A grande maioria dos economistas da atualidade louvam o desaparecimento da ideologia desenvolvimentista, embevecidos com as práticas ortodoxas (monetaristas) introduzidas entre o final dos anos de 1970 e início dos anos 1980, denominada neoliberalismo.  Trata-se na verdade de um liberalismo econômico que transcende o pensamento de Adam Smith, uma vez que, além da predominância do mercado, apoia-se também nos seguintes pontos: equilíbrio orçamentário, abertura comercial, livre movimentação das forças de mercado, privatização das empresas estatais e dos bancos públicos, desregulamentação do sistema financeiro, liberalização dos tetos para a fixação das taxas de juros por parte dos bancos comerciais, abertura do mercado de capitais direcionado ao fluxo da especulação financeira, flexibilização da taxa de câmbio como suporte às transações no mercado de moedas para fins de intermediação financeira.  Do mesmo modo, são alteradas as relações entre o trabalho e o capital, priorizando a hegemonia deste último, enfraquecendo o poder dos sindicatos e afetando a própria estabilidade do trabalhador e suas condições remuneratórias.

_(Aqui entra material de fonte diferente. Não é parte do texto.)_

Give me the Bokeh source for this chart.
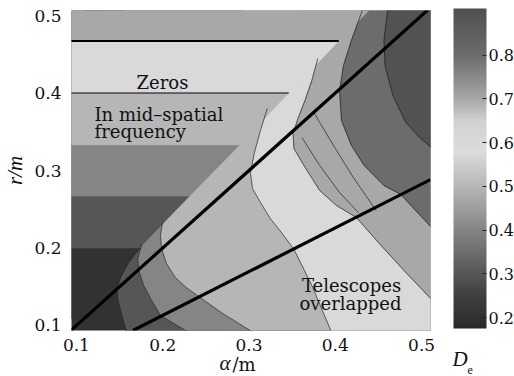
import numpy as np
from bokeh.plotting import figure
from bokeh.models import ColumnDataSource, LinearColorMapper, ColorBar, Label, FixedTicker
from bokeh.embed import file_html
from bokeh.resources import INLINE

# ---------------- data ----------------
x_ticks = [0.1, 0.2, 0.3, 0.4, 0.5]
y_ticks = [0.1, 0.2, 0.3, 0.4, 0.5]
cb_ticks = [0.2, 0.3, 0.4, 0.5, 0.6, 0.7, 0.8]

# "zeros in mid-spatial frequency" side: D_e depends on r only, in steps,
# left of the step boundary (alpha ~ 0.866 r)
step_r = [0.104, 0.2, 0.267, 0.333, 0.4, 0.467, 0.51]
step_alpha = [0.09, 0.173, 0.231, 0.289, 0.346, 0.404, 0.442]
step_De = [0.2, 0.3, 0.4, 0.5, 0.6, 0.7]

# contour boundaries elsewhere (alpha, r), listed top to bottom;
# the level named is the D_e band on the right-hand side of the boundary
L4_a = [0.109, 0.1734, 0.1607, 0.1516, 0.1470, 0.1481, 0.1527, 0.1585]
L4_r = [0.51, 0.1994, 0.1813, 0.1632, 0.1477, 0.1323, 0.1129, 0.091]
L3_a = [0.1321, 0.1756, 0.1711, 0.1722, 0.1779, 0.1871, 0.1974, 0.2300]
L3_r = [0.51, 0.2045, 0.1865, 0.1710, 0.1516, 0.1323, 0.1129, 0.091]
L2_a = [0.1550, 0.1997, 0.1974, 0.1986, 0.2043, 0.2146, 0.2272, 0.2433, 0.2700, 0.3050]
L2_r = [0.51, 0.2329, 0.2161, 0.1994, 0.1800, 0.1619, 0.1490, 0.1361, 0.1150, 0.091]
L1_a = [0.2926, 0.3212, 0.3132, 0.3063, 0.3017, 0.3040, 0.3132, 0.3246, 0.3384, 0.3521, 0.3728, 0.3957]
L1_r = [0.51, 0.3800, 0.3516, 0.3232, 0.2974, 0.2768, 0.2587, 0.2381, 0.2187, 0.1981, 0.1516, 0.091]
R1_a = [0.3613, 0.3797, 0.3728, 0.3648, 0.3567, 0.3510, 0.3521, 0.3636, 0.3819, 0.4014, 0.4244, 0.4530, 0.4817, 0.5126]
R1_r = [0.51, 0.4445, 0.4161, 0.3903, 0.3671, 0.3477, 0.3284, 0.3065, 0.2742, 0.2548, 0.2394, 0.2032, 0.1684, 0.1323]
C1_a = [0.4324, 0.4186, 0.4095, 0.4049, 0.4072, 0.4186, 0.4335, 0.4564, 0.4759, 0.4931, 0.5126]
C1_r = [0.51, 0.4677, 0.4355, 0.4032, 0.3645, 0.3323, 0.3065, 0.2806, 0.2690, 0.2484, 0.2252]
C2_a = [0.4610, 0.4564, 0.4576, 0.4668, 0.4817, 0.4989, 0.5126]
C2_r = [0.51, 0.4677, 0.4355, 0.3968, 0.3619, 0.3413, 0.3284]
curve_De = [0.3, 0.4, 0.5, 0.6, 0.7, 0.8, 0.9]
background_De = 0.2

# finer contour lines inside the 0.7 band
E1_a = [0.3751, 0.4014, 0.4209, 0.4473]
E1_r = [0.3748, 0.3258, 0.2910, 0.2484]
E2_a = [0.3613, 0.3819, 0.4049, 0.4267]
E2_r = [0.3426, 0.3065, 0.2716, 0.2458]

# thick boundary lines
upper_a = [0.0935, 0.507]
upper_r = [0.0935, 0.507]
lower_a = [0.1655, 0.5103]
lower_r = [0.0935, 0.2883]

# ---------------- styling ----------------
A_LO, A_HI, R_LO, R_HI = 0.09, 0.52, 0.09, 0.51
pal_pos = [0.175, 0.2, 0.25, 0.3, 0.4, 0.5, 0.58, 0.65, 0.7, 0.8, 0.907]
pal_gray = [40, 50, 64, 86, 133, 182, 220, 210, 168, 108, 80]


def gray(v):
    g = int(round(float(np.interp(v, pal_pos, pal_gray))))
    return "#%02x%02x%02x" % (g, g, g)


palette = [gray(v) for v in np.linspace(0.175, 0.907, 256)]

xs, ys, cols = [], [], []
xs.append([A_LO, A_HI, A_HI, A_LO]); ys.append([R_LO, R_LO, R_HI, R_HI]); cols.append(gray(background_De))
curves = [(L4_a, L4_r), (L3_a, L3_r), (L2_a, L2_r), (L1_a, L1_r), (R1_a, R1_r), (C1_a, C1_r), (C2_a, C2_r)]
for (ca, cr), lev in zip(curves, curve_De):
    xs.append(list(ca) + [A_HI, A_HI]); ys.append(list(cr) + [cr[-1], cr[0]]); cols.append(gray(lev))
for k, lev in enumerate(step_De):
    xs.append([A_LO, A_LO, step_alpha[k + 1], step_alpha[k]])
    ys.append([step_r[k], step_r[k + 1], step_r[k + 1], step_r[k]])
    cols.append(gray(lev))

p = figure(width=514, height=376, x_range=(0.0943, 0.5103), y_range=(0.0935, 0.5065),
           output_backend="svg", toolbar_location=None, title=None,
           min_border_left=67, min_border_right=84, min_border_top=10, min_border_bottom=46)
p.patches('xs', 'ys', fill_color='col', line_color='col', line_width=0.5,
          source=ColumnDataSource(dict(xs=xs, ys=ys, col=cols)))

first_visible = [1, 1, 1, 1, 1, 0, 0]
lx = [list(c[0][i:]) for c, i in zip(curves, first_visible)] + [E1_a, E2_a]
ly = [list(c[1][i:]) for c, i in zip(curves, first_visible)] + [E1_r, E2_r]
p.multi_line(lx, ly, line_color="#1a1a1a", line_width=0.8, line_alpha=0.85)

p.line([A_LO, step_alpha[5]], [step_r[5], step_r[5]], line_color="black", line_width=2)
p.line([A_LO, step_alpha[4]], [step_r[4], step_r[4]], line_color="black", line_width=1)
p.line(upper_a, upper_r, line_color="black", line_width=3.2)
p.line(lower_a, lower_r, line_color="black", line_width=3.2)

for ax, t in ((p.xaxis, x_ticks), (p.yaxis, y_ticks)):
    ax.ticker = FixedTicker(ticks=t)
    ax.major_label_text_font = "DejaVu Serif"
    ax.major_label_text_font_size = "17px"
    ax.major_label_text_color = "#111111"
    ax.axis_line_color = None
    ax.major_tick_line_color = None
    ax.minor_tick_line_color = None
p.xaxis.major_label_standoff = 2
p.yaxis.major_label_standoff = 4
p.yaxis.axis_label = "r/m"
p.yaxis.axis_label_text_font = "Liberation Serif"
p.yaxis.axis_label_text_font_style = "italic"
p.yaxis.axis_label_text_font_size = "21px"
p.yaxis.axis_label_text_color = "#111111"
p.yaxis.axis_label_standoff = 4
p.xgrid.visible = False
p.ygrid.visible = False
p.outline_line_color = None

mapper = LinearColorMapper(palette=palette, low=0.175, high=0.907)
cb = ColorBar(color_mapper=mapper, location=(382, 2), width=33, height=320, padding=0, margin=0,
              ticker=FixedTicker(ticks=cb_ticks), major_label_text_font="DejaVu Serif",
              major_label_text_font_size="16px", major_label_text_color="#111111",
              major_tick_in=4, major_tick_out=0, major_tick_line_color="#222222",
              label_standoff=2, bar_line_color=None, border_line_color=None,
              background_fill_alpha=0)
p.add_layout(cb)


def outside_text(x, y, text, font, size, style):
    # a horizontal colour bar with an invisible 1px scale, used only for its (unclipped) title
    p.add_layout(ColorBar(color_mapper=mapper, location=(x, y), width=1, height=1,
                          orientation="horizontal",
                          title=text, title_text_font=font, title_text_font_size=size,
                          title_text_font_style=style, title_text_color="#111111",
                          title_standoff=0, scale_alpha=0, ticker=FixedTicker(ticks=[]),
                          major_tick_line_color=None, minor_tick_line_color=None,
                          major_label_text_alpha=0, major_label_text_font_size="1px",
                          bar_line_color=None, border_line_color=None,
                          background_fill_alpha=0, padding=0, margin=0))


outside_text(148, -45, "\u03b1", "Liberation Serif", "21px", "italic")
outside_text(161, -45, "/m", "DejaVu Serif", "18px", "normal")
outside_text(381, -41, "D", "Liberation Serif", "21px", "italic")
outside_text(396, -44, "e", "Liberation Serif", "12px", "normal")


def lab(x, y, text, align="left"):
    p.add_layout(Label(x=x, y=y, x_units="screen", y_units="screen", text=text,
                       text_font="DejaVu Serif", text_font_size="18px",
                       text_align=align, text_baseline="alphabetic", text_color="#111111"))


lab(91, 248, "Zeros", align="center")
lab(23, 216, "In mid\u2013spatial")
lab(23, 199, "frequency")
lab(280, 45, "Telescopes", align="center")
lab(279, 27, "overlapped", align="center")

open("out.html", "w").write(file_html(p, INLINE))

Avaliando os aspectos acima relatados pode-se, de plano, constatar a grande incompatibilidade entre esses dois modelos de política econômica: no primeiro caso – o desenvolvimentismo – mesmo persistindo certo enfraquecimento das políticas de bem-estar, observa-se, todavia, a existência de um crescimento econômico com relativa estabilidade que se procedia a taxas crescente do Produto Interno Bruto (PIB), tendo como base primordial uma estrutura de política econômica protecionista. Mesmo adotando preferência revelada pelo capital nacional, não se opunha, contudo, à entrada dos investimentos estrangeiros diretos complementando o processo de poupança interna quase sempre insuficiente para atender à grande demanda desenvolvimentista.

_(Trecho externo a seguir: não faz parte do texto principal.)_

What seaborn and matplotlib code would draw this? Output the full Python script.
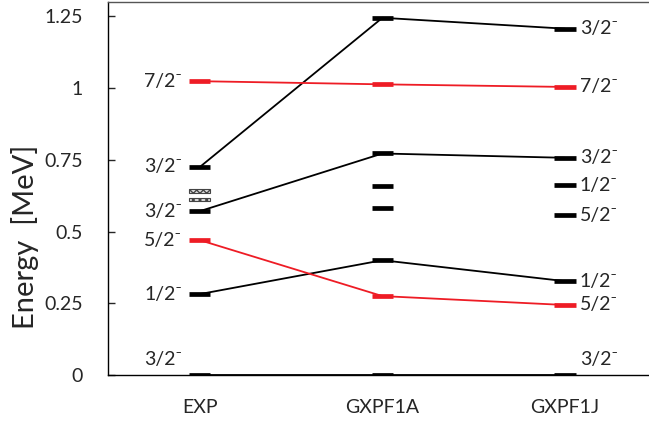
import numpy as np
import pandas as pd
import matplotlib
matplotlib.use('Agg')
import matplotlib.pyplot as plt
import seaborn as sns

# Modelos / colunas do esquema de níveis
models = ['EXP', 'GXPF1A', 'GXPF1J']

# Bandas ligadas entre as colunas (energia em MeV)
band_gs = [0.0, 0.0, 0.0]
band_12 = [0.282, 0.400, 0.327]
band_52 = [0.470, 0.275, 0.244]
band_32b = [0.571, 0.772, 0.757]
band_32c = [0.725, 1.245, 1.207]
band_72 = [1.024, 1.013, 1.004]

# Níveis soltos
extra_a = [0.581, 0.658]
extra_j = [0.557, 0.662]
exp_tentative = [0.612, 0.642]

# Rótulos de spin
exp_labels = ['3/2', '1/2', '5/2', '3/2', '3/2', '7/2']
exp_label_e = [0.0, 0.282, 0.470, 0.571, 0.725, 1.024]
j_labels = ['3/2', '5/2', '1/2', '5/2', '1/2', '3/2', '7/2', '3/2']
j_label_e = [0.0, 0.244, 0.327, 0.557, 0.662, 0.757, 1.004, 1.207]

sns.set_style('white')
plt.rcParams['font.family'] = ['Lato', 'DejaVu Sans']

fig = plt.figure(figsize=(6.49, 4.23), dpi=100)
ax = fig.add_axes([108 / 649, 48 / 423, 1 - 108 / 649, 373 / 423])

xpos = np.arange(len(models))
red = '#ee1c25'
bands = [(band_gs, 'black'), (band_12, 'black'), (band_52, red),
         (band_32b, 'black'), (band_32c, 'black'), (band_72, red)]

# Linhas de ligação
for vals, c in bands:
    df = pd.DataFrame({'x': xpos, 'e': vals})
    sns.lineplot(data=df, x='x', y='e', color=c, lw=1.3, ax=ax, zorder=2)

# Barras dos níveis
hw = 0.058
for vals, c in bands:
    ax.hlines(vals, xpos - hw, xpos + hw, colors=c, lw=3.4, zorder=3)
ax.hlines(extra_a, 1 - hw, 1 + hw, colors='black', lw=3.4, zorder=3)
ax.hlines(extra_j, 2 - hw, 2 + hw, colors='black', lw=3.4, zorder=3)

# Níveis tentativos (hachurados)
ax.barh(exp_tentative, 2 * hw, height=0.013, left=-hw, color='#dddddd',
        edgecolor='#444444', hatch='xxxxx', lw=0.8, zorder=3)

# Rótulos
for lab, e in zip(exp_labels, exp_label_e):
    dy = 11 if e == 0 else 0
    ax.annotate(lab + '⁻', (-hw, e), xytext=(-5, dy), textcoords='offset points',
                ha='right', va='center', fontsize=14)
for lab, e in zip(j_labels, j_label_e):
    dy = 11 if e == 0 else 0
    ax.annotate(lab + '⁻', (2 + hw, e), xytext=(3, dy), textcoords='offset points',
                ha='left', va='center', fontsize=14)

ax.set_xlim(-0.503, 2.46)
ax.set_ylim(0, 1.3)
ax.set_xticks(xpos)
ax.set_xticklabels(models, fontsize=14)
ax.set_yticks([0, 0.25, 0.5, 0.75, 1, 1.25])
ax.set_yticklabels(['0', '0.25', '0.5', '0.75', '1', '1.25'], fontsize=14)
ax.tick_params(axis='y', direction='in', length=5, width=1, left=True, pad=18)
ax.tick_params(axis='x', length=0, pad=17)
ax.set_xlabel('')
ax.set_ylabel('Energy  [MeV]', fontsize=21)
ax.yaxis.set_label_coords(-0.128, 0.37)

ax.spines['right'].set_visible(False)
ax.spines['left'].set_color('black')
ax.spines['bottom'].set_color('black')
ax.spines['top'].set_color('#555555')
for s in ax.spines.values():
    s.set_linewidth(1.0)

plt.savefig('out.png', dpi=100)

Com o neoliberalismo, ao contrário, além de não solucionar a questão do endividamento público nem da estabilidade fiscal e apresentar baixas taxas de crescimento da economia, observou-se fenômenos considerados gravosos para a sociedade: desindustrialização do sistema produtivo nacional tanto em decorrência da entrada em larga escala das empresas multinacionais, como pela forma secundária dispensada à  política industrial;  restrição às  práticas do chamado “Estado do Bem-Estar” levando ao aumento da concentração de renda e da riqueza; queda significativa dos investimentos, uma vez que o setor privado somente emprega seus recursos em empreendimentos que tenham rentabilidade garantida e retorno no máximo a médio prazo; aumento das taxas de juros para atender às novas condições estabelecidas pela predominância do capital rentista e como pressuposto para o controle da inflação; aumento do desemprego;  afastamento do Estado da gestão das políticas econômicas. E, o que é pior, a hegemonia do capital financeiro sobre o capital produtivo tornou-se responsável pelas grandes crises dos padrões de acumulação capitalista engendrados pela ascensão da globalização e do processo de internacionalização do capital. Se antes existia desigualdade social que, em princípio, seria corrigida com a intervenção do Estado, com as práticas neoliberais estas desigualdades acentuaram-se ainda mais.

De uma maneira geral, este novo padrão de acumulação capitalista denominado neoliberal que, abandonando as práticas keynesianas, passa a adotar o que se denominou na modernidade de reestruturação produtiva (introdutora de novas tecnologias e poupadora de mão de obra), é caracterizado pela perda do papel proativo por parte do Estado quanto as políticas econômicas e sociais que deveriam condicionar a melhoria dos padrões de vidas da população, aliado a um modelo de crescimento orientado para fora priorizando as exportações de matérias-primas e de produtos manufaturados de pouco valor agregado. Enquanto no modelo de capitalismo desenvolvimentista o capital estava direcionado para os grandes investimentos produtivos, no modelo neoliberal a dinâmica do capitalismo está direcionada para atender, prioritariamente, aos interesses do capital financeiro especulativo. Por fim, concordando com Francisco Luiz Corse em seu artigo “América Latina e Globalização. Uma análise das estratégias de desenvolvimento” (2008), deixo para reflexão esta evidência ainda bastante realista para os dias atuais: “a utopia liberal de uma economia baseada em mercados auto-regulados continua uma miragem. O capitalismo não vive sem uma forte presença estatal na economia”.